Вспоминается Екклесиаст: «Суета сует – все суета…» Конечно, имелась в виду тщетность. Тщетный означает напрасный, пустой, лишенный субстанции. Что значит «суета сует»? Что ничто на свете не имеет значения, что все ценности иллюзорны, что все преходяще, что небытие ничуть не хуже бытия, а значит, ничто на свете не стоит того, чтобы к нему стремиться. Неужели это правда? На этот вопрос нет абсолютного ответа. Есть лишь жизнь с ее мелочами, и эти мелочи можно любить или не любить и быть счастливым или несчастным. Конечно, и эти мелочи преходящи, как преходящи счастье и несчастье, но это не мешает им оставаться истинными – сладостными, если ими наслаждаешься, и мучительными, если они приносят тебе одно страдание. Екклесиаст нового времени – Монтень – посвятил этому понятию одну из лучших глав своих «Опытов» (книга III, глава 9, «О суетности»). Но никаких выводов в духе нигилизма он не сделал. Просто Монтень любил жизнь, тогда как Екклесиаст, по собственному его признанию, ее ненавидел. Например, Монтень любил путешествовать. «Вы скажете, что все это – одна тщета. А что не тщета? И самые лучшие заветы – тщета, и вся мудрость – тщета» (книга III, глава 9). Учителем Монтеня был ветер, свободный ветер, который дует, куда ему хочется, никуда не спешит, никому ничего не тщится доказать, а просто «любит пошуметь и подвигаться». Ветер суетлив? «Идет ветер к югу, и переходит к северу, кружится, кружится на ходу своем, и возвращается ветер на круги свои» («Книга Екклесиаста, или Проповедника», 1, 6). Точно так же поступает и Монтень. «Если справа безобразно, я поворачиваю налево. Что же я оставил за спиной? Обернусь, и вижу: за мной по‑прежнему лежит мой путь». Ему говорили, что он уже стар для путешествий: «Вы не вернетесь назад, дорога слишком длинна! – Ну и что? Я ведь ухожу не для того, чтобы вернуться, да и не для того, чтобы куда‑нибудь прийти. Я ухожу для того, чтобы идти, потому что мне нравится идти. Я гуляю не для чего‑нибудь, а чтобы гулять…» Екклесиаст говорил о тщете мудрости, и Монтень не оспаривает этих слов. Только добавляет, что кроме тщеты мудрости есть еще мудрость тщеты, о которой хорошо знает ветер.

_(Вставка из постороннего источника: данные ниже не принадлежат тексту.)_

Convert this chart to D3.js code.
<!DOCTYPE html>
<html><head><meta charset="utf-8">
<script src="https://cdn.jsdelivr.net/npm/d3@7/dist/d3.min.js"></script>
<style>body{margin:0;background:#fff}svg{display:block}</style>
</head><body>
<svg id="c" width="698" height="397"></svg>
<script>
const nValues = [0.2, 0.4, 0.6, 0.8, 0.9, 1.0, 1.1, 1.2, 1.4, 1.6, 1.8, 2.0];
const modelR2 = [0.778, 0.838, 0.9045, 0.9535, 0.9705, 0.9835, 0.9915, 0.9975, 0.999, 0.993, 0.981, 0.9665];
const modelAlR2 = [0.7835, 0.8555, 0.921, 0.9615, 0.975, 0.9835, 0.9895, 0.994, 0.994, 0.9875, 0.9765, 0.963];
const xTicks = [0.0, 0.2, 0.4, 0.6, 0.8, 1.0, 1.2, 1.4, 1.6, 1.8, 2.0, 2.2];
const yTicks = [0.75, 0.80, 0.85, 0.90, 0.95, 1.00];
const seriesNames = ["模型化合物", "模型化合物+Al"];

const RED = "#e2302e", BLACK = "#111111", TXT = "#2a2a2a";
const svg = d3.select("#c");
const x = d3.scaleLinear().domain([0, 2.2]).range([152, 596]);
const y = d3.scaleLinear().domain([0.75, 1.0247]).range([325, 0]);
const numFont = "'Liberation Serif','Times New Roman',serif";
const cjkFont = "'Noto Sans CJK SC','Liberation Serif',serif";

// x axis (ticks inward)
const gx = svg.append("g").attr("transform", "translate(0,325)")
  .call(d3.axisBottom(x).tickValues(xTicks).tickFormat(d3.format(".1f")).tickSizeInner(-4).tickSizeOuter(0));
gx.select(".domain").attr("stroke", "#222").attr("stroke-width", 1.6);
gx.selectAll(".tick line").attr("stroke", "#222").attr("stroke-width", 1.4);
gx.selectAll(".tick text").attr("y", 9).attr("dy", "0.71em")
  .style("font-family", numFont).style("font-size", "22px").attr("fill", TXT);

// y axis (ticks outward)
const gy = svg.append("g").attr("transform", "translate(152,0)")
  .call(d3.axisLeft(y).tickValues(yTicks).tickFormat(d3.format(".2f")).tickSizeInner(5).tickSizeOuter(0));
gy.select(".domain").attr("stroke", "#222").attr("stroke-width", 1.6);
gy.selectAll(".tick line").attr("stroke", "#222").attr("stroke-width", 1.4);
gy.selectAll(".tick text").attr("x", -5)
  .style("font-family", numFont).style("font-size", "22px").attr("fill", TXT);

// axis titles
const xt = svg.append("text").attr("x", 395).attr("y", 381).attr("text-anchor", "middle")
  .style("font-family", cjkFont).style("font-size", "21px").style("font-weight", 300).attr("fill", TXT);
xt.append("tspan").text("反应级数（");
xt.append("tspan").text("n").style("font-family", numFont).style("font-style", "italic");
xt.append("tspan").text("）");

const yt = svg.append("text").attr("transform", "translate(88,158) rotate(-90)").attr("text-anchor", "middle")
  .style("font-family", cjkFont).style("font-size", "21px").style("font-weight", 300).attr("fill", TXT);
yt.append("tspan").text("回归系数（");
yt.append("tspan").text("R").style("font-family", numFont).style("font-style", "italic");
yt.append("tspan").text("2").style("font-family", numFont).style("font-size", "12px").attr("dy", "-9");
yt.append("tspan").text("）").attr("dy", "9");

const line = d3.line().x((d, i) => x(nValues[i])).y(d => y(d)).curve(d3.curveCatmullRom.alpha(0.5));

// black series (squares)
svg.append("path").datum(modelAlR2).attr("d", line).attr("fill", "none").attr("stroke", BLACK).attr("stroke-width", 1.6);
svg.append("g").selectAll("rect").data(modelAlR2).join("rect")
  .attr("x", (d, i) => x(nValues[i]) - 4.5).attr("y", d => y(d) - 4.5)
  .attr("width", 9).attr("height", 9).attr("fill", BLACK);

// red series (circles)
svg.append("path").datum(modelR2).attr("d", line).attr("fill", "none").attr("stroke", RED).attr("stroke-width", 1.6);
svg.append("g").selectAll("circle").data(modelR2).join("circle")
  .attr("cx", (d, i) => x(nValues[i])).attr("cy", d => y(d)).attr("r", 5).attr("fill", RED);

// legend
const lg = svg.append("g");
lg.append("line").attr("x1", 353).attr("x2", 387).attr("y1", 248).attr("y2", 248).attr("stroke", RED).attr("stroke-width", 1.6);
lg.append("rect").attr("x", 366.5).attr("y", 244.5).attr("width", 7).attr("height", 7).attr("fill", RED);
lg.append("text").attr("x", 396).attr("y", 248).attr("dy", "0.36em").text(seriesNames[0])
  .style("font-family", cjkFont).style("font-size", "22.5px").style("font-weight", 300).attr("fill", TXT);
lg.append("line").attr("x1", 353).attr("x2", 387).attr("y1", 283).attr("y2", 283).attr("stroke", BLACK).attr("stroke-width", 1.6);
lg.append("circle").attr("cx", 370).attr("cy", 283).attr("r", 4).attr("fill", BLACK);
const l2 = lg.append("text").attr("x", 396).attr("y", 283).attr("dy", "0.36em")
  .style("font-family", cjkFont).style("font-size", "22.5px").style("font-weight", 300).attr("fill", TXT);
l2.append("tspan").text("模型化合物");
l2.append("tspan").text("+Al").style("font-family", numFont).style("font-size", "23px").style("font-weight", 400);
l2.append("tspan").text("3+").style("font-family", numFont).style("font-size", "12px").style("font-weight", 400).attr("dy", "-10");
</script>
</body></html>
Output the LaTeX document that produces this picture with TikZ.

От слова «тщета» происходит и слово «тщеславие», означающее разновидность самолюбия. Тщеславный человек преисполнен собственной пустоты, он гордится тем, каким видится сам себе, он восхищается в себе тем, что, по его мнению, вызывает восхищение окружающих («Тщеславие, – пишет Бергсон, – это самолюбование, основанное на предполагаемом восхищении со стороны других»), он жаждет, чтобы окружающие восхищались в нем тем, что в нем самом вызывает восхищение. Никто из нас не может сказать, что полностью лишен тщеславия. Это тонко подметил Паскаль: «Тщеславие так укоренилось в сердце человеческом, что солдат, подмастерье, повар, крючник – все бахвалятся и желают заиметь почитателей; и даже философы этого хотят, и те, кто обличают тщеславие, желают похвал за то, что так хорошо об этом написали, и те желают похвал за то, что это прочитали, и даже я, пишущий эти слова, быть может, желаю того же и, быть может, те, кто будут меня читать…» («Мысли», 627–150). Впрочем, осознать свое тщеславие значит в некоторой мере освободиться от него. «Единственным средством против тщеславия, – продолжает Бергсон, – является смех». Правда, прежде всего он имеет в виду смех над собой.
Наконец, в искусствоведении существует термин «суета сует», означающий разновидность натюрморта. Такой натюрморт изображает обычно увядший цветок, череп, погасшую свечу и т. п. – то есть вещи, указывающие на краткосрочность и тщетность существования. В экзистенциальном смысле это искусство вторит Екклесиасту, а в смысле нравственном или психологическом является попыткой исцелить нас от тщеславия. Кое‑кто скажет, что художники, создающие подобные полотна, стремятся внушить нам отвращение к жизни, убедить нас, что нашего интереса заслуживает только смерть или религия. Но даже самым талантливым из них не удается внушить нам даже отвращения к живописи. Может, мы слишком тщеславны? Или это живопись слишком прекрасна?